Esta
semana he visto por fin “Bohemian Rhapsody”, la película sobre la vida de
Freddie Mercury y (en segundo plano) la historia de Queen, la banda de la que
fue cantante solista. Recalco el “por fin” porque me moría de ganas por
hincarle el diente a este “biopic” desde que aparecieron los primeros trailers.

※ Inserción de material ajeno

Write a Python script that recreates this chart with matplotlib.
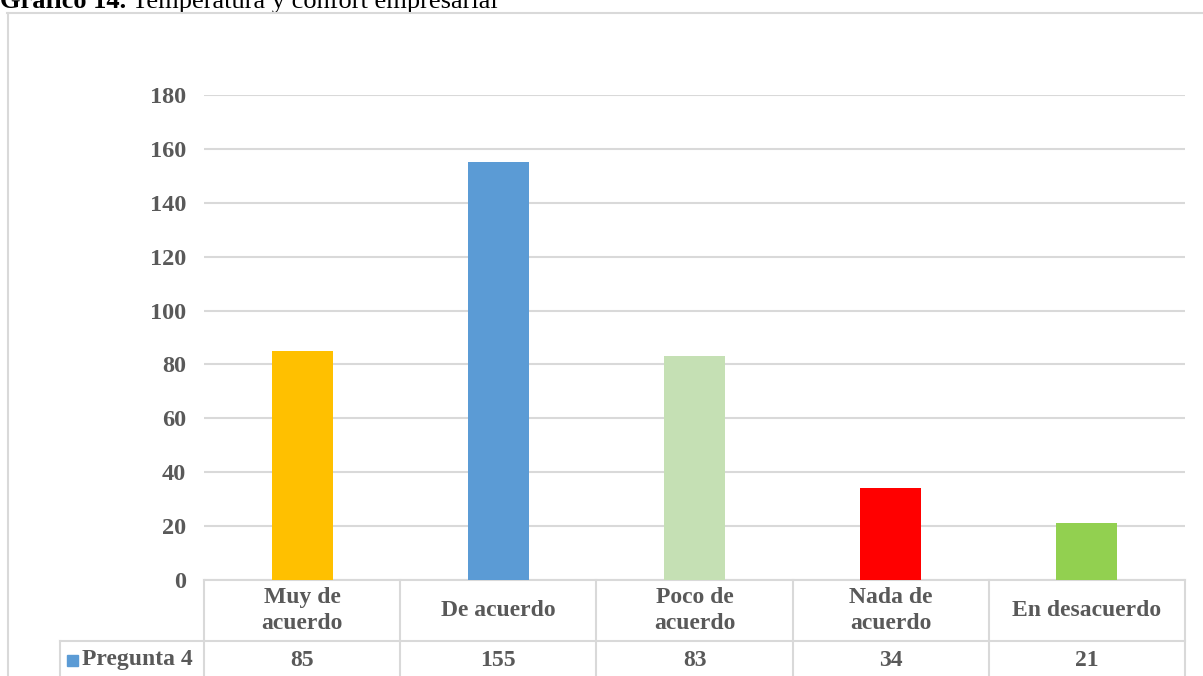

Y no me he sentido decepcionado. Es cierto que es un producto para fans, y que
comparte mucho del cine de superhéroes del que su director, Bryan Singer, se ha
convertido en especialista. Más que a una persona de carne y hueso, el Freddie
Mercury de la película nos recuerda a Superman o a Lobezno, un individuo con
poderes sobrehumanos y, a la vez, una atormentada vida interior. Tan
atormentada, de hecho, que incluso en eso se distingue del común de los
mortales y se eleva sobre ellos. Pero cuando uno va al cine no espera que le
proyecten un documental, sino una historia que le emocione y le haga vibrar, lo
que solo es posible gracias a la ficción. Y “Bohemian Rhapsody” logra ese
objetivo tan difícil de emocionarnos en varios momentos, sobre todo al final,
cuando las peripecias del artista ceden protagonismo a la música, y la magia
del cine nos encarama al escenario del antiguo Wembley donde Queen actuó en 1985,
después de Dire Straits y antes de David Bowie. En ese glorioso momento de la
cinta no pude reprimir una lagrimita, no solo por la música, sino porque me
vino a la memoria cierto muchacho de 17 años que todas las tardes, al salir del
instituto, se reunía con sus amigos para escuchar discos de Queen, de Pink
Floyd y de Led Zeppelin. No sé qué habrá sido de él.